The bimodial student experience

Posted on Friday, January 7, 2022

By: Lukas Redmond

As I sit here, like so often, typing on my laptop in the comfort of my room, I look back on my campus experiences.

When I came to the University of Ottawa in 2020 as a first-year student, it was amid a global pandemic, which had ended Grade 12 a little earlier than expected and forced me into a university world that I was slightly under-prepared for.

When I first walked through the doors of the 90U residence, I was very nervous. I didn’t know anyone except for my friend from home who was also living there. My roommate hadn’t reached out to me before move-in day so I had no idea what he would be like.

The move-in experience was #awkward. When I got out of the car in the residence parking lot, my parents immediately started talking to some random guy’s parents and decided it would be a great idea to introduce their son to me. It was one of the most awkward interactions I had ever had. Waiting by the 90U elevator to move my belongings into my room was excruciatingly long. However, almost immediately, someone came up to me and introduced themselves.

This would be a reoccurring theme for my first-year experience. After what seemed like an eternity of lockdown and not being able to see anyone, everyone was eager to meet people and make new friends. My roommate ended up being a really nice dude who was super relaxed with whatever shenanigans I got up to, and even supported some of my wackier ideas, which ended up being a lot of fun. Overall, the people I met in residence were very friendly and really helped set me up for a good university experience.

In first year, I decided to form an intramural soccer team. I posted on my Instagram story to try and get people to join. A few people responded and we had enough of us to make a team. We were so excited to play. We picked the WAPs as our team name and signed up for the competitive league. This may have been a mistake, because we got to our first game and lost 9-2.

Unfortunately, that would be the last game we ended up playing, as Ontario went into another lock-down and the intramural season got cancelled.

For the 2021-2022 academic year, we decided to try again. We registered for competitive intramural soccer, and so far, we’ve lost every game. That’s not a big deal, though, because it’s so much fun.

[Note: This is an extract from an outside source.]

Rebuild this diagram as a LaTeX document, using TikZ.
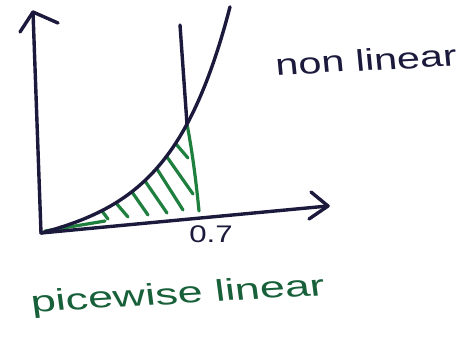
\documentclass[tikz,border=0pt]{standalone}
\usepackage{fontspec}
\setmainfont{Liberation Sans}
\begin{document}
\begin{tikzpicture}[x=1pt,y=-1pt,
  ink/.style={draw=navy,line width=3.4pt,line cap=round,line join=round},
  greenink/.style={draw=penGreen,line width=3.2pt,line cap=round,line join=round},
  hand/.style={inner sep=0pt,anchor=center}]
\definecolor{navy}{HTML}{1C1A3C}
\definecolor{penGreen}{HTML}{1F7F3E}
\definecolor{textGreen}{HTML}{17603A}
\useasboundingbox (0,0) rectangle (476,338);
\fill[white] (0,0) rectangle (476,338);
% named points
\coordinate (O) at (41,233);
\coordinate (ytop) at (33,12);
\coordinate (xtip) at (328,206);
\coordinate (cut) at (187,124);
\coordinate (cutbot) at (199,211);
\coordinate (vtop) at (180,25);
% green along x-axis near origin
\draw[greenink] (45,231) -- (105,221);
% hatch lines
\draw[greenink] (102,211) -- (108,219);
\draw[greenink] (116,203) -- (128,217);
\draw[greenink] (132,192) -- (148,215);
\draw[greenink] (145,181) -- (167,213);
\draw[greenink] (157,169) -- (183,210);
\draw[greenink] (167,157) -- (193,194);
\draw[greenink] (176,144) -- (188,158);
% green vertical part
\draw[greenink] (cut) .. controls (192,150) and (196,180) .. (cutbot);
% dark vertical line above
\draw[ink] (vtop) -- (cut);
% axes
\draw[ink] (O) -- (ytop);
\draw[ink] (20,32) -- (ytop) -- (58,23);
\draw[ink] (O) -- (xtip);
\draw[ink] (311,192) -- (xtip) -- (309,219);
% curve
\draw[ink] plot[domain=41:230,samples=80,smooth] (\x,{233-0.142*(\x-41)-6.86*(exp(0.018*(\x-41))-1)});
% labels
\node[hand,text=navy,font=\fontsize{24}{28}\selectfont,xscale=1.3] (l07) at (211,234) {0.7};
\node[hand,text=navy,font=\fontsize{30}{36}\selectfont,xscale=1.38,rotate=4] (lnl) at (366,60) {non linear};
\node[hand,text=textGreen,font=\fontsize{30}{36}\selectfont,xscale=1.5,rotate=5] (lpw) at (178,296) {picewise linear};
\end{tikzpicture}
\end{document}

All of my first-year classes had ended up being online because of these “unprecedented times.” So, in second year, I jumped at the opportunity to take in-person classes for the first time. They were better than expected.

I walked into my first class on a Thursday afternoon kind of nervous but at the same time relieved that connectivity issues no longer limited my ability to hear the professor.

Before going into class, I walked over to the biggest group I could find, hoping to see someone I would recognize, and to my surprise, I saw quite a few people that I knew. I was quickly added to a group chat with others in the class, which ultimately helped with some of the harder assignments to come.

Something I realized about in-person classes is that I could focus more on the lectures. When I sit at home in my bed for lectures, as nice as it is, I get easily distracted by notifications and tabs on my computer. I end up losing focus too often. With in-person classes it’s a bit harder to sit and scroll through Tik Tok.

During my first term of second year, I had four bimodal courses.

Two were taught by one of the most unique professors I have ever had the privilege of experiencing. When he first walked into the class, I was a little caught off guard. He didn’t look like the average professor. He started the lecture off by saying that we wouldn’t have in-person for very long because we’d just be going to go into another lock-down by October (little did he know it came in January 2022). He was strict about students who arrived late, which is understandable, but overall wasn't my favourite professor. 

But that’s the only bad in-person class experience with a professor I’ve really had. I enjoyed the in-person component of the bimodal system because of how personal it is. It really helps you build a connection with the profs teaching you and keeps you invested in the class.

One thing I find funny is that when I have my 8:30 a.m. class in person and it’s wet and cold, only a few people show up. The advantage to attending, no matter the weather, is that I’m able to have a nice conversation with the professor before class. Although I've had quite a few conversations with him over the term, he still somehow doesn't know my name - he must have quite a large cohort of students.

Overall, I’m looking forward to returning to in-person classes, when it is safe to do so. They help you focus more, you meet lots of people in your program and you get the occasional funny story about a professor’s quirks.